The method proposed in Theorem 1 is designed with theoretical clarity and precision in mind, and we recognize that scalability can be a concern when applied to larger Boolean semirings. In applications, one would have to expand the realized vectors (the rows of a site-by-species matrix) to the power set and then, after partitioning, extract the realized vectors from the partitioned power set. This could potentially limit computational efficiency for larger Boolean semirings, since the expansion and extraction of the realized vectors could increase execution time and memory consumption. For smaller or more manageable semirings, we believe that the proposed method offers valuable insights and practical utility and that its broader applicability to larger systems offers an opportunity for future research.

Since the focus of this paper was to introduce our method and give illustrative low-dimensional examples thereof, comparing its computational efficiency to other methods in this paper is not possible but will rather form part of ongoing research. The focus of our follow-up paper is on the evaluation of the “goodness” of our method by elucidating the relationship between the average within- and between-similarity of the resulting partitions. Our results suggest that our proposed method consistently produces “good” partitions. We believe that comparing its computational complexity to those of other methods is relevant to the scope therein.

The number of ways to partition a set corresponds to the Bell numbers. That is, the number of ways to partition a set of size n equals $B_n={\sum }_{k=0}^{n-1}{C}_{n-1}^k{B}_k$, where $C_{n-1}^k$ denotes the number of ways to choose k elements from a set of size $n-1$, where $n\in \{1,2,3,\dots \}$. For example, the number of ways to partition a set of size 8 equals 4140; the number of Q-ideal partitions of a set of size 8 equals 8 (since each seed produces a unique partition; see Lemma 4). Since hierarchical partitioning typically has exponential time complexity, especially when evaluating all possible partitions of a given set (e.g., agglomerative or divisive hierarchical clustering [O($n^3$)], graph partitioning via minimum bisection [NP-hard], optimal decision tree construction [exponential], K-partitioning of sets via exhaustive search [Bell numbers, that is, super-exponential], and integer linear programming ILP-based partitioning [NP-hard]), we believe that our algorithm mitigates this inefficiency. This is because the number of possible Q-ideal partitions is significantly smaller than the total number of partitions, particularly as n increases.

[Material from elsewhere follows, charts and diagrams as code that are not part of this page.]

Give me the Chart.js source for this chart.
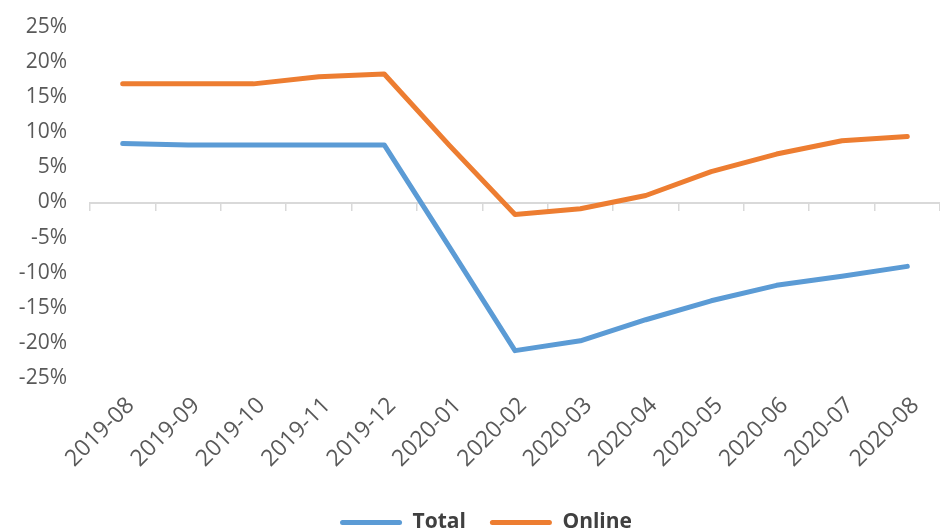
<!DOCTYPE html>
<html>
<head>
<meta charset="utf-8">
<script src="https://cdn.jsdelivr.net/npm/chart.js@4.4.1/dist/chart.umd.min.js"></script>
<style>
  html, body { margin: 0; padding: 0; background: #ffffff; }
  #wrap { width: 940px; height: 531px; position: relative; }
</style>
</head>
<body>
<div id="wrap"><canvas id="c" width="940" height="531"></canvas></div>
<script>
const categories = ['2019-08','2019-09','2019-10','2019-11','2019-12','2020-01','2020-02','2020-03','2020-04','2020-05','2020-06','2020-07','2020-08'];
const totalValues = [8.4, 8.2, 8.2, 8.2, 8.2, -6.4, -21.1, -19.7, -16.7, -14.0, -11.8, -10.5, -9.1];
const onlineValues = [16.9, 16.9, 16.9, 17.9, 18.3, 8.1, -1.7, -0.9, 1.0, 4.4, 6.9, 8.8, 9.4];
const yTicks = [25, 20, 15, 10, 5, 0, -5, -10, -15, -20, -25];

const labelFont = { family: 'Open Sans', size: 21 };
const xLabelFont = { family: 'Open Sans', size: 23 };
const gray = '#595959';

const legendShift = {
  id: 'legendShift',
  afterLayout(chart) {
    if (chart.legend) { chart.legend.left += 16; chart.legend.right += 16; }
  }
};

new Chart(document.getElementById('c'), {
  type: 'line',
  data: {
    labels: categories,
    datasets: [
      { label: 'Total', data: totalValues, borderColor: '#5B9BD5', backgroundColor: '#5B9BD5',
        borderWidth: 5, pointRadius: 0, tension: 0, borderCapStyle: 'round', borderJoinStyle: 'round', xAxisID: 'x' },
      { label: 'Online', data: onlineValues, borderColor: '#ED7D31', backgroundColor: '#ED7D31',
        borderWidth: 5, pointRadius: 0, tension: 0, borderCapStyle: 'round', borderJoinStyle: 'round', xAxisID: 'x' }
    ]
  },
  plugins: [legendShift],
  options: {
    responsive: false,
    animation: false,
    layout: { padding: { top: 27, left: 0, right: 0, bottom: -12 } },
    plugins: {
      tooltip: { enabled: false },
      legend: {
        position: 'bottom',
        labels: {
          boxWidth: 62, boxHeight: 5, padding: 24,
          color: '#404040',
          font: { family: 'Open Sans', size: 21, weight: 'bold' },
          generateLabels: (chart) => Chart.defaults.plugins.legend.labels.generateLabels(chart)
            .map(l => Object.assign(l, { lineWidth: 0, borderRadius: 2.5 }))
        }
      }
    },
    scales: {
      x: {
        type: 'category',
        position: { y: 0 },
        offset: true,
        grid: { display: true, drawOnChartArea: false, drawTicks: true, tickLength: 7, color: '#d9d9d9', lineWidth: 1.5, offset: true },
        border: { display: true, color: '#d9d9d9', width: 2 },
        ticks: { display: false }
      },
      x2: {
        type: 'category',
        position: 'bottom',
        labels: categories,
        offset: true,
        grid: { display: false, drawTicks: false },
        border: { display: false },
        ticks: { color: gray, font: xLabelFont, minRotation: 45, maxRotation: 45, padding: 14, labelOffset: 8, autoSkip: false },
        afterFit: (s) => { s.height = 110; s.paddingLeft = 0; s.paddingRight = 0; }
      },
      y: {
        type: 'linear',
        min: -25, max: 25,
        afterBuildTicks: (s) => { s.ticks = yTicks.map(v => ({ value: v })); },
        grid: { display: false, drawTicks: false },
        border: { display: false },
        ticks: { color: gray, font: labelFont, padding: 23, callback: (v) => v + '%' },
        afterFit: (s) => { s.width = 90; s.paddingTop = 0; s.paddingBottom = 0; }
      }
    }
  }
});
</script>
</body>
</html>
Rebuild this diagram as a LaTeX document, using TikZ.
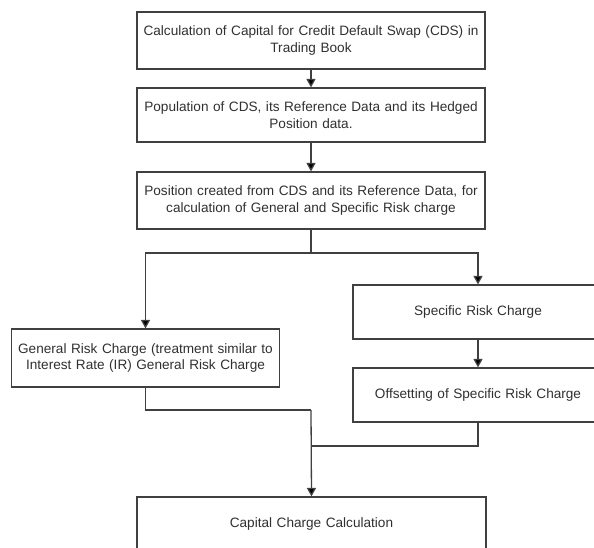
\documentclass[tikz,border=0pt]{standalone}
\usepackage{fontspec}
\setmainfont{Liberation Sans}
\usetikzlibrary{arrows.meta}
\definecolor{linegray}{HTML}{404040}
\definecolor{textgray}{HTML}{303030}
\begin{document}
\begin{tikzpicture}[x=1pt,y=-1pt,
  box/.style={draw=linegray, line width=1.2pt, rectangle, inner sep=0pt, align=center,
    text=textgray, font=\fontsize{13.6}{16.5}\selectfont},
  conn/.style={draw=linegray, line width=1.3pt},
  arr/.style={conn, -{Triangle[width=9pt,length=8.5pt,fill=black]}}]
\useasboundingbox (0,0) rectangle (594,547);
\clip (0,0) rectangle (594,547);
\node[box, minimum width=348pt, minimum height=57pt, text width=346pt] (n1) at (311,40.5)
  {Calculation of Capital for Credit Default Swap (CDS) in\\Trading Book};
\node[box, minimum width=348pt, minimum height=54pt, text width=346pt] (n2) at (311,115)
  {Population of CDS, its Reference Data and its Hedged\\Position data.};
\node[box, minimum width=348pt, minimum height=57pt, text width=346pt] (n3) at (311,200.5)
  {Position created from CDS and its Reference Data, for\\calculation of General and Specific Risk charge};
\node[box, minimum width=268pt, minimum height=58pt, text width=266pt] (gen) at (145.5,358)
  {General Risk Charge (treatment similar to\\Interest Rate (IR) General Risk Charge};
\node[box, minimum width=250pt, minimum height=54pt, text width=248pt] (spec) at (478,312)
  {Specific Risk Charge};
\node[box, minimum width=250pt, minimum height=54pt, text width=248pt] (off) at (478,395)
  {Offsetting of Specific Risk Charge};
\node[box, minimum width=349pt, minimum height=54pt, text width=346pt] (cap) at (311.5,524)
  {Capital Charge Calculation};
\coordinate (j1) at (311,253);
\coordinate (m1) at (311,410);
\coordinate (m2) at (311,446);
\draw[arr] (n1) -- (n2);
\draw[arr] (n2) -- (n3);
\draw[conn] (n3.south) -- (j1);
\draw[arr] (j1) -| (gen.north);
\draw[arr] (j1) -| (spec.north);
\draw[arr] (spec) -- (off);
\draw[conn] (gen.south) |- (m1);
\draw[conn] (off.south) |- (m2);
\draw[arr] (m1) -- (cap.north);
\end{tikzpicture}
\end{document}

Throughout this paper, there are no bounds placed on the weight of a selected seed to partition a Boolean semiring, except in Lemma 9, where we assume that the weight of a selected seed of length s is strictly less than s. Although we do not place boundaries on the weight of a selected seed in our proposed method to construct Q-ideals (Theorem 1), we are less interested in the two trivial cases, that is, where the weight equals either 0 or s. This is because the resulting Q-ideal partition will either be the set where each seed belongs to its own cell, or the set where all seeds belong to a single cell, respectively. While we believe that using seed weights can significantly reduce the computational cost compared to evaluating all possible partitions, we considered whether the initial choice of seed weights affects the overall partitioning outcome. This is particularly relevant in situations where the seed weights do not fully reflect the structure of the dataset or if they are selected in a manner that is not optimal (for instance, if a seed of significantly low weight is chosen, but the realized set of vectors all have weights close to s). Identifying the optimal set of seeds for hierarchical partitioning or designing a single seed for “good” partitioning remains an open question, offering opportunities for future research and exploration.